Will Crooks: You Can't Go Home Again
In a smaller city like Greenville, SC, the signs of global pandemic are more minimal. There aren’t trucks loaded with bodies nor are there truly over-extended local medical systems. There is an intellectual knowledge of the severity of what is happening that is disparate from an experiential knowledge of the crisis that seems pervasive in my area. It all feels quite normal on the surface but just a bit off, like realizing you're in a dream because a detail or two are wrong. The photographs in You Can’t Go Home Again are meant to speak to how the size and location of where I live play into the local perspective towards the crisis.
The subjects exist each as their own range of intellectual knowledge and individual reactions to the pandemic. Some individuals almost seem lost in that dream while others seem to carry the weight of this intellectual knowledge quite heavily. I wanted a sense of intimacy simultaneously to exist with a sense of loneliness. This seeming dichotomy is what prompted me to only photograph individuals which speaks more to the isolation that is inherent during this pandemic regardless of a person’s living arrangements. This was an important and deliberate distinction for me in this body of work.
The desire for intimacy despite the distance and barriers in most images led me to photograph those closest to me in my community. Each image is simply titled with that person’s first name to further enhance the familiarity for the viewer. The project is both about my personal experience as projected through the portraits of my community but also the shared experience of self-isolation we are experiencing collectively as a society.
The title of the series is from a novel of the same name by Thomas Wolfe. The novel has applicable themes of loss, nostalgia, and otherness, but it also makes the viewer consider the idea of home and whether it exists as a physical place, a community, a single person, or something else entirely. Home, for me, is a sense of safety and love.

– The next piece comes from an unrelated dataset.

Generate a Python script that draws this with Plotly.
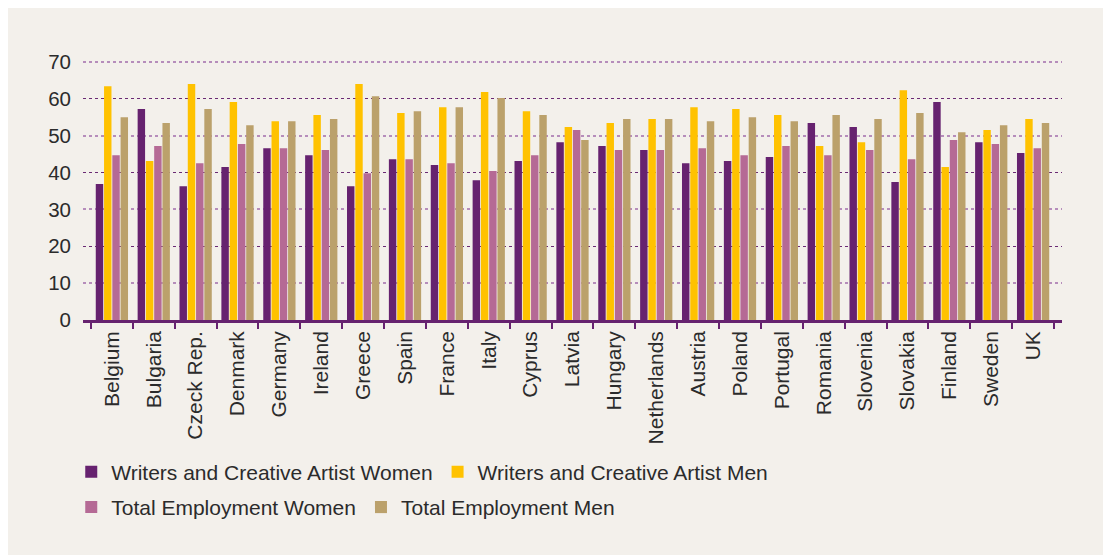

This pandemic is quite unique in comparison to other collective catastrophes of nature or man. Wars make refugees of innocent bystanders. They become strangers in a strange land. Similarly, natural disasters cause severe and observable carnage displacing individuals from their homes and even homelands.

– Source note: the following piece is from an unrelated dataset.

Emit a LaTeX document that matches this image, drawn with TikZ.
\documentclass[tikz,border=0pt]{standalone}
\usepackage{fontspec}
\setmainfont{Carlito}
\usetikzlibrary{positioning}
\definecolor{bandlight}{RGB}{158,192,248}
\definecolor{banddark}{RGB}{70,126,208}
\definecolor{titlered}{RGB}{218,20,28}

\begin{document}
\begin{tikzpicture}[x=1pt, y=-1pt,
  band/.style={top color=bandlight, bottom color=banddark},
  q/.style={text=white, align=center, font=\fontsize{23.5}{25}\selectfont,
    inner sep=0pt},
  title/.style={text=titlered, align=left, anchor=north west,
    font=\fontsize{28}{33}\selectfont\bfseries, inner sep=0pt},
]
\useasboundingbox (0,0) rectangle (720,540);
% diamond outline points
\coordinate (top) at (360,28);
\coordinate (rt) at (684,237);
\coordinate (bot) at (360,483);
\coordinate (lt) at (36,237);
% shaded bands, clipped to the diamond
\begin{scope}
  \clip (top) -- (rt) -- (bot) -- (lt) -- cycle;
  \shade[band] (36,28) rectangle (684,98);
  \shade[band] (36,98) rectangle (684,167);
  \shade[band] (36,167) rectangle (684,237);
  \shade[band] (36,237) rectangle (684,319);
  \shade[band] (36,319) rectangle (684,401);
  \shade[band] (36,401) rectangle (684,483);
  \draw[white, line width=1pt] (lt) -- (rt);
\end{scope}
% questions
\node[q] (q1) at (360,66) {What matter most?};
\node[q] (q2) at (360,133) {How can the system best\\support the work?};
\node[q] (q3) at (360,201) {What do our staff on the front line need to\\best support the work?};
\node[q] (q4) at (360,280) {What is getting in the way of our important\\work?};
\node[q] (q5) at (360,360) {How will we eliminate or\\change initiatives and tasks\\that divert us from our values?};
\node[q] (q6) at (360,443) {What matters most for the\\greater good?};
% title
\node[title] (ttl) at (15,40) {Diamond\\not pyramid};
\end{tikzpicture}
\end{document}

During the Coronavirus pandemic, our homes have become both places of refuge but also cages of isolation. We are in our most familiar spaces, but we occupy them in a manner that is foreign. All the while the world is radically shifting in such a way that when we return to our lives outside of our homes, it will more than likely be an unfamiliar world in many regards. I wanted to address how this global pandemic is shifting our experience of home in the literal and figurative sense.
This passage from Wolfe’s work summons up some of the feelings I want to capture through my portraits in this series. "You can't go back home to your family, back home to your childhood ... back home to a young man's dreams of glory and of fame ... back home to places in the country, back home to the old forms and systems of things which once seemed everlasting but which are changing all the time – back home to the escapes of Time and Memory." The loss of a sense of place as well as the tumultuous shifts on a global scale experienced by the protagonist George Webber during his travels both at home and abroad felt relatable to the current struggles people are experiencing during this global pandemic.
Departing from the majority of my work which involves the use of strobes and constant lights regularly, this entire series was photographed with only natural light. The reason for this was twofold. I wanted there to be an inherent conflict between the uncontrollable nature of natural light with my desire to control the scene and, on a personal level, regain some sense of control over my world. This mirrors the struggle we face collectively in the face of this virus that is a force of nature we are struggling to gain some semblance of control over. The second reason was that the specificity of natural light at dawn and dusk helped me make photographs that have a heightened sense of a fleeting and specific moment evoking the surrealism that embodies our current reality.
The ephemeral light of the series is juxtaposed heavily against deliberate compositions that control the structure of the rest of the scene. The tight control over the edges of the frames allows for this sense of restriction to be captured without the use of obvious physical barriers in various photographs within the series. As the series developed, I realized the photographs needed to be a bit too composed and controlled to tell my desired narrative. In this small town, we are trapped within our safe spaces while the world looks much the same outside, and like most bad dreams that start out beautifully, the monster will show up eventually, even if you can’t see it right now.
Will Crooks is a transplant to the South via the Midwest. He works primarily in the editorial space with a focus on narrative driven portraiture. For Will, the process of making portraits whether a snapshot of friends and family or an editorial assignment on location is endlessly fascinating. The mix of technical skill, empathy, and focus needed to create iconic yet nuanced portraits keep his finger on the shutter button every day.
The dichotomy of feeling otherness and familiarity to the South drives his work. This enigmatic identity and his relationship to the South informs the direction and focus of his photograph making process. Whether collecting rare and strange birds through street portraits of strangers or redefining a familiar place to one with cinematic romanticism, he works to recontextualize reality and separate it through the use of light and mood.